Now tree-lover Amir Yarkoni fears for the fate of the three crabapple trees still standing. He worries that the next big storm could finish them off too.

"[They're] like a ballerina standing on a toe," Yarkoni, 64, said, pointing out the trees' low and wide limbs supported by relatively thin trunks. "It's not stable."

Yarkoni, who helped start the Green Dome Community Garden about 20 years ago across from McCarren Park's crabapple grove, plans to bring attention to their plight at this Saturday's Farmers Market and follow up with a petition to the Parks Department and local politicians, he said.

He hopes the Parks Department's forestry unit might build a type of support structure or scaffold to take the weight of the tree limbs off the trunk so in forceful winds, less pressure would be placed on the fragile root system.

"They're overly burdened," he said. "They have way too many leaves on them. They're heavy. They're old."

A forestry worker at McCarren Park on Thursday estimated that the fallen crabapples were between 40 and 80 years old. The Parks Department said they were closer to 25 and called them middle-aged.

Yarkoni, a landscaper, florist and sculptor, has adored the crabapples in the two decades he's frequented McCarren Park.

"Look how gnarled they are, gnarled and twisted and full of character and full of age," he said.

Parks Department spokeswoman Maeri Ferguson said that Monday's storm hit trees in Brooklyn the hardest.

"A vast majority of the trees in McCarren Park came out of the storm unscathed, including the much older 60- to 70-year-old London Planes on the perimeter of the park," Ferguson said.

The six trees that toppled over in Monday's storm include two redbuds, two crabapples, a pin oak and a red tree oak and all were considered middle-aged trees. 

"The damage caused was typical for a severe thunderstorm — nothing out of the ordinary," she said.

Ferguson encouraged people to report fallen trees or ones in danger of falling to 311.

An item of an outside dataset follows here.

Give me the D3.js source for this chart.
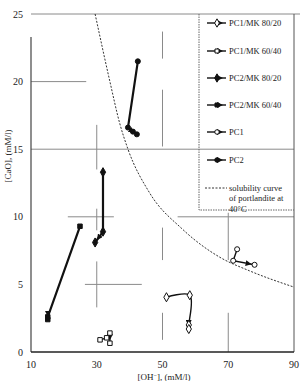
<!DOCTYPE html>
<html>
<head>
<meta charset="utf-8">
<script src="https://cdn.jsdelivr.net/npm/d3@7"></script>
<style>
  body { margin: 0; background: #fff; }
  svg { display: block; font-family: "Liberation Serif", "Times New Roman", serif; }
  .tick-label { font-size: 10px; fill: #222; }
  .axis-title { font-size: 9px; fill: #222; }
  .legend text { font-size: 8.5px; fill: #222; }
</style>
</head>
<body>
<script>
// series order as in legend
var seriesNames = ["PC1/MK 80/20", "PC1/MK 60/40", "PC2/MK 80/20", "PC2/MK 60/40", "PC1", "PC2"];

// [OH-] (mM/l) and [CaO] (mM/l) for each series, in time order
var pc1mk8020X = [51.2, 58.3, 58.0, 58.0];
var pc1mk8020Y = [4.05, 4.2, 2.0, 1.7];
var pc1mk6040X = [31.0, 33.0, 34.0, 34.0];
var pc1mk6040Y = [0.9, 1.05, 1.4, 0.65];
var pc2mk8020X = [31.9, 31.9, 29.5];
var pc2mk8020Y = [13.3, 8.9, 8.1];
var pc2mk6040X = [24.9, 15.1, 15.1];
var pc2mk6040Y = [9.3, 2.6, 2.4];
var pc1X = [72.7, 71.5, 78.0];
var pc1Y = [7.6, 6.75, 6.45];
var pc2X = [42.5, 39.5, 41.0, 42.2];
var pc2Y = [21.5, 16.6, 16.3, 16.1];

// solubility curve of portlandite at 40°C
var curveX = [29.5, 34, 37, 39.5, 46, 56, 67.5, 76.5, 90];
var curveY = [25, 20, 16.9, 15, 11.8, 9.1, 7.0, 6.0, 4.8];

var xTicks = [10, 30, 50, 70, 90];
var yTicks = [0, 5, 10, 15, 20, 25];

// broken grid lines of the scanned figure (value ranges)
var hGridY  = [25, 20, 15, 10, 10, 5];
var hGridX0 = [10, 10, 10, 21.2, 54.6, 26.4];
var hGridX1 = [92, 26.8, 90, 35.2, 90, 43.7];
var vGridX  = [30, 30, 30, 50, 50, 50, 50, 70, 70];
var vGridY0 = [13.5, 9.0, 3.3, 21.7, 15.2, 6.8, 0.9, 6.8, 0];
var vGridY1 = [16.8, 10.6, 6.7, 23.7, 19.4, 9.2, 2.9, 10.3, 2.9];

var seriesX = [pc1mk8020X, pc1mk6040X, pc2mk8020X, pc2mk6040X, pc1X, pc2X];
var seriesY = [pc1mk8020Y, pc1mk6040Y, pc2mk8020Y, pc2mk6040Y, pc1Y, pc2Y];
var symbolTypes = [d3.symbolDiamond, d3.symbolSquare, d3.symbolDiamond, d3.symbolSquare, d3.symbolCircle, d3.symbolCircle];
var symbolFilled = [false, false, true, true, false, true];

var width = 300, height = 381;
var x = d3.scaleLinear().domain([10, 90]).range([31, 294]);
var y = d3.scaleLinear().domain([0, 25]).range([352, 14]);

var svg = d3.select("body").append("svg")
    .attr("width", width)
    .attr("height", height);

svg.append("defs").append("marker")
    .attr("id", "arrow")
    .attr("viewBox", "0 0 10 10")
    .attr("refX", 15)
    .attr("refY", 5)
    .attr("markerUnits", "userSpaceOnUse")
    .attr("markerWidth", 6)
    .attr("markerHeight", 6)
    .attr("orient", "auto")
  .append("path")
    .attr("d", "M0,0L10,5L0,10z")
    .attr("fill", "#111");

// grid
svg.append("g").selectAll("line.h")
    .data(hGridY)
  .enter().append("line")
    .attr("x1", function (d, i) { return x(hGridX0[i]); })
    .attr("x2", function (d, i) { return x(hGridX1[i]); })
    .attr("y1", function (d) { return y(d); })
    .attr("y2", function (d) { return y(d); })
    .attr("stroke", "#8a8a8a")
    .attr("stroke-width", 1);

svg.append("g").selectAll("line.v")
    .data(vGridX)
  .enter().append("line")
    .attr("x1", function (d) { return x(d); })
    .attr("x2", function (d) { return x(d); })
    .attr("y1", function (d, i) { return y(vGridY0[i]); })
    .attr("y2", function (d, i) { return y(vGridY1[i]); })
    .attr("stroke", "#8a8a8a")
    .attr("stroke-width", 1);

// right border
svg.append("line")
    .attr("x1", x(90)).attr("x2", x(90))
    .attr("y1", y(25)).attr("y2", y(0))
    .attr("stroke", "#555").attr("stroke-width", 1);

// axes
svg.append("line")
    .attr("x1", x(10)).attr("x2", x(10))
    .attr("y1", y(23.3)).attr("y2", y(0))
    .attr("stroke", "#444").attr("stroke-width", 1.2);
svg.append("line")
    .attr("x1", x(10)).attr("x2", x(90))
    .attr("y1", y(0)).attr("y2", y(0))
    .attr("stroke", "#222").attr("stroke-width", 1.5);

svg.append("g").selectAll("text")
    .data(yTicks)
  .enter().append("text")
    .attr("class", "tick-label")
    .attr("x", 23)
    .attr("y", function (d) { return y(d); })
    .attr("dy", "0.35em")
    .attr("text-anchor", "end")
    .text(function (d) { return d; });

svg.append("g").selectAll("text")
    .data(xTicks)
  .enter().append("text")
    .attr("class", "tick-label")
    .attr("x", function (d) { return x(d); })
    .attr("y", 368)
    .attr("text-anchor", "middle")
    .text(function (d) { return d; });

svg.append("text")
    .attr("class", "axis-title")
    .attr("x", 164)
    .attr("y", 380)
    .attr("text-anchor", "middle")
    .html("[OH<tspan dy='-3' font-size='6'>−</tspan><tspan dy='3'>], (mM/l)</tspan>");

svg.append("text")
    .attr("class", "axis-title")
    .attr("transform", "translate(11,156) rotate(-90)")
    .attr("text-anchor", "middle")
    .text("[CaO], (mM/l)");

// solubility curve
var curveLine = d3.line()
    .x(function (d, i) { return x(curveX[i]); })
    .y(function (d, i) { return y(curveY[i]); })
    .curve(d3.curveMonotoneX);

svg.append("path")
    .attr("d", curveLine(curveX))
    .attr("fill", "none")
    .attr("stroke", "#333")
    .attr("stroke-width", 1)
    .attr("stroke-dasharray", "2,1.5");

// series (only the first one is drawn as a bent curve in the original)
seriesNames.forEach(function (name, s) {
    var pts = seriesX[s].map(function (v, i) { return [x(v), y(seriesY[s][i])]; });
    var line = d3.line().curve(s === 0 ? d3.curveCatmullRom.alpha(0.5) : d3.curveLinear);
    var g = svg.append("g");
    g.append("path")
        .attr("d", line(pts))
        .attr("fill", "none")
        .attr("stroke", "#111")
        .attr("stroke-width", symbolFilled[s] ? 2.2 : 1.4)
        .attr("marker-end", "url(#arrow)");
    g.selectAll("path.pt")
        .data(pts)
      .enter().append("path")
        .attr("transform", function (d) { return "translate(" + d[0] + "," + d[1] + ")"; })
        .attr("d", d3.symbol().type(symbolTypes[s]).size(symbolTypes[s] === d3.symbolDiamond ? 24 : 20))
        .attr("fill", symbolFilled[s] ? "#111" : "#fff")
        .attr("stroke", "#111")
        .attr("stroke-width", 1);
});

// legend
var legend = svg.append("g").attr("class", "legend");

legend.append("path")
    .attr("d", "M199," + y(25) + "V210H" + x(90))
    .attr("fill", "none")
    .attr("stroke", "#666")
    .attr("stroke-width", 1)
    .attr("stroke-dasharray", "1.5,1");

var legendY = [23, 51, 78, 105, 132, 160];

seriesNames.forEach(function (name, s) {
    var ly = legendY[s];
    legend.append("line")
        .attr("x1", 207).attr("x2", 226)
        .attr("y1", ly).attr("y2", ly)
        .attr("stroke", "#111")
        .attr("stroke-width", 1.4)
        .attr("marker-end", "url(#arrow)");
    legend.append("path")
        .attr("transform", "translate(217," + ly + ")")
        .attr("d", d3.symbol().type(symbolTypes[s]).size(symbolTypes[s] === d3.symbolDiamond ? 20 : 16))
        .attr("fill", symbolFilled[s] ? "#111" : "#fff")
        .attr("stroke", "#111")
        .attr("stroke-width", 1);
    legend.append("text")
        .attr("x", 229)
        .attr("y", ly)
        .attr("dy", "0.35em")
        .text(name);
});

legend.append("line")
    .attr("x1", 205).attr("x2", 227)
    .attr("y1", 188).attr("y2", 188)
    .attr("stroke", "#333")
    .attr("stroke-dasharray", "2,1.5");

var curveText = ["solubility curve", "of portlandite at", "40°C"];
legend.selectAll("text.c")
    .data(curveText)
  .enter().append("text")
    .attr("x", 229)
    .attr("y", function (d, i) { return 188 + i * 10.5; })
    .attr("dy", "0.35em")
    .text(function (d) { return d; });
</script>
</body>
</html>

Meanwhile, Yarkoni has watched the crabapple grove dwindle in the years since he started coming to the park.

Some died during Hurricane Sandy, others toppled over in smaller storms. The branches of two of the remaining crabapples have intertwined branches, leading Yarkoni to surmise that their livelihood might be rooted in that co-dependence.

"There's so much beautiful romantic metaphor there," Yarkoni said.

The third crabapple's trunk is knotted and mostly hollow.

It may be too late for that tree he said, "but maybe we can save the last two.

"Enough is enough."

The Open Space Alliance which oversees stewardship of North Brooklyn Parks didn't return a request for comment.